If you push too hard, you risk dropping frame rates and draining your user's battery in minutes. Achieving high-fidelity visuals requires a strategic approach rather than just throwing more particles at the screen. You need to balance the aesthetic impact with the reality of mobile hardware limitations.
The Hidden Costs of Visual Effects
Every particle added to the screen demands a cost in GPU cycles and memory bandwidth. When you are rendering hundreds or thousands of individual sprites, the overhead of calculating positions, lifetimes, and colors can quickly spiral out of control. This is the primary reason why simple, unoptimized implementations fail on mid-range or budget-friendly handsets.
Beyond raw rendering power, the biggest silent killer of mobile performance is often the CPU. If your system is constantly instantiating and destroying objects, you trigger heavy garbage collection cycles. These background cleanup tasks lead to stuttering, frame drops, and a generally poor user experience.
Strategies for Efficient Particle Systems for Mobile Devices
The secret to success lies in pre-allocation and smart resource management. Instead of creating new objects every time an explosion occurs, you should use object pooling. This technique keeps a set number of particles in memory, recycling them once they are no longer needed, which keeps the CPU workload predictable.
Another crucial strategy involves moving as much work as possible to the GPU. Modern mobile devices are highly capable when it comes to shader calculations. By offloading the particle update logic into a shader, you free up the CPU to handle gameplay and logic, resulting in a much smoother experience.
Reducing Draw Calls Through Batching
Each individual visual element that needs a separate state change or texture setup can trigger a draw call. On mobile, the overhead of these calls is massive. You can drastically improve performance by ensuring that all your particles share a single texture atlas and material.
When everything shares the same settings, the rendering engine can draw all particles in a single batch. This significantly reduces the overhead on the graphics driver, allowing for significantly more particles on screen simultaneously without sacrificing performance.
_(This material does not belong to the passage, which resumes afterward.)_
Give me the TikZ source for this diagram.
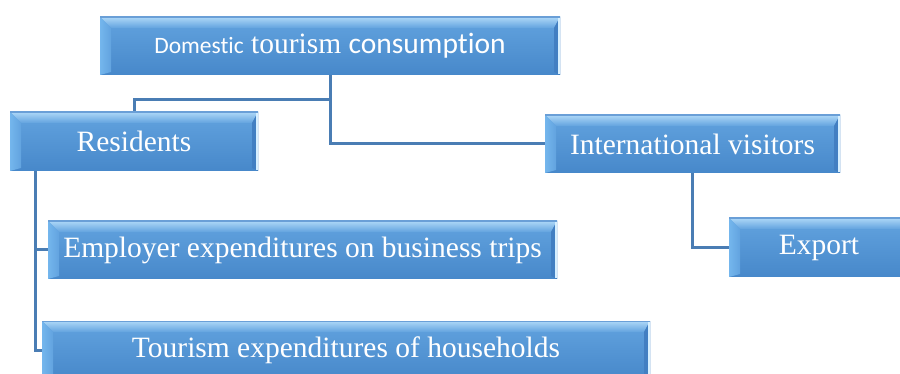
\documentclass[tikz,border=0pt]{standalone}
\usepackage{fontspec}
\setmainfont{Liberation Serif}
\newfontfamily\calfont[Ligatures={NoCommon}]{Carlito}
\usetikzlibrary{calc,backgrounds}

\definecolor{boxtop}{HTML}{62A3DF}
\definecolor{boxbot}{HTML}{4788CA}
\definecolor{bevlight}{HTML}{ADD7F7}
\definecolor{bevleft}{HTML}{74B6ED}
\definecolor{bevright}{HTML}{427FC2}
\definecolor{edgehi}{HTML}{D6EFFF}
\definecolor{rimblue}{HTML}{6A9FD7}
\definecolor{linkblue}{HTML}{4A7DB4}

\tikzset{
  bevelbox/.style={
    rectangle, inner sep=0pt, minimum height=58pt,
    text=white, font=\fontsize{29.5}{32}\selectfont,
    top color=boxtop, bottom color=boxbot,
    path picture={
      \coordinate (pNW) at (path picture bounding box.north west);
      \coordinate (pNE) at (path picture bounding box.north east);
      \coordinate (pSW) at (path picture bounding box.south west);
      \coordinate (pSE) at (path picture bounding box.south east);
      % upper bevel
      \shade[top color=bevlight, bottom color=boxtop]
        (pNW) -- (pNE) -- ($(pNE)+(-6pt,-11pt)$) -- ($(pNW)+(11pt,-11pt)$) -- cycle;
      % left bevel
      \shade[left color=bevleft, right color=boxtop]
        (pNW) -- ($(pNW)+(11pt,-11pt)$) -- ($(pSW)+(11pt,3pt)$) -- (pSW) -- cycle;
      % right bevel with a bright rim
      \fill[bevright]
        (pNE) -- (pSE) -- ($(pSE)+(-6pt,3pt)$) -- ($(pNE)+(-6pt,-11pt)$) -- cycle;
      \fill[edgehi] ($(pNE)+(-1.6pt,-1pt)$) rectangle ($(pSE)+(0pt,1pt)$);
      % thin rim along the top edge
      \draw[rimblue, line width=1.2pt] (pNW) -- (pNE);
    }
  },
  link/.style={draw=linkblue, line width=3pt, line join=miter}
}

\begin{document}
\begin{tikzpicture}[x=1pt, y=-1pt]
  \useasboundingbox (0,0) rectangle (900,374);

  % boxes
  \node[bevelbox, minimum width=460pt] (dom) at (330,46)
    {{\calfont\fontsize{23.5}{28}\selectfont Domestic} tourism {\calfont consumption}};
  \node[bevelbox, minimum width=248pt, minimum height=59pt] (res) at (134,141.5) {Residents};
  \node[bevelbox, minimum width=295pt] (intl) at (692.5,144) {International visitors};
  \node[bevelbox, minimum width=180pt, minimum height=59pt] (exp) at (819,247.5) {Export};
  \node[bevelbox, minimum width=509pt] (emp) at (302.5,250) {Employer expenditures on business trips};
  \node[bevelbox, minimum width=608pt] (hh) at (346,350) {Tourism expenditures of households};

  % connectors
  \coordinate (split) at (330,100);
  \coordinate (rs) at ($(res.south west)+(26pt,0pt)$);
  \begin{scope}[on background layer]
    \draw[link] (dom.south) -- (split) -| (res.north);
    \draw[link] (split) |- (intl.west);
    \draw[link] (rs) |- (hh.west);
    \draw[link] (emp.west) -- (emp.west -| rs);
    \draw[link] (intl.south) |- (exp.west);
  \end{scope}
\end{tikzpicture}
\end{document}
This is perhaps the single most impactful optimization you can make.
- Combine all particle textures into a single sprite sheet or texture atlas.
- Use a single, shared material for all similar effects.
- Minimize the number of different shader variations in use at any one time.
- Batch particles together to minimize draw calls to the GPU.
Smart Limit Management and Culling
Not every particle needs to be rendered at full resolution or complexity. Implementing a system that caps the maximum number of particles based on the device's performance tier is essential. On a high-end flagship, you can afford a denser effect, but that same effect might need to be stripped down on an older device.
Furthermore, frustum culling ensures you aren't wasting resources rendering effects that the user cannot even see. If a particle effect is completely off-screen, the system should stop updating it and skip the rendering pass entirely. This simple logic saves cycles that are better spent on visible objects.
Simplifying Particle Complexity
Sometimes, less is more when it comes to visual design. Rather than relying on high-resolution textures for every particle, use simple shapes like soft circles or blurred squares. The human eye is surprisingly forgiving, and often, the animation and motion blur of the particles matter much more than the resolution of the source image.
You can also simplify the behavior of the particles themselves. Instead of complex physics simulations, use pre-calculated paths or simple linear motion. Avoid expensive per-particle calculations like complex lighting or collisions unless absolutely necessary for gameplay mechanics.
Adapting to Hardware Capabilities
Mobile devices are incredibly diverse, ranging from powerful tablets to entry-level phones. Creating a rigid system that ignores this reality will lead to performance issues on a large portion of your user base. Your engine should be able to query the device capabilities and scale the particle count or quality dynamically.
By providing a settings menu or implementing an automated system that monitors frame rates, you ensure that the application remains usable on all hardware. If the frame rate dips below a certain threshold, automatically reduce the particle emission rate or complexity. This proactive approach keeps the experience stable, which is always better than a high-fidelity slideshow.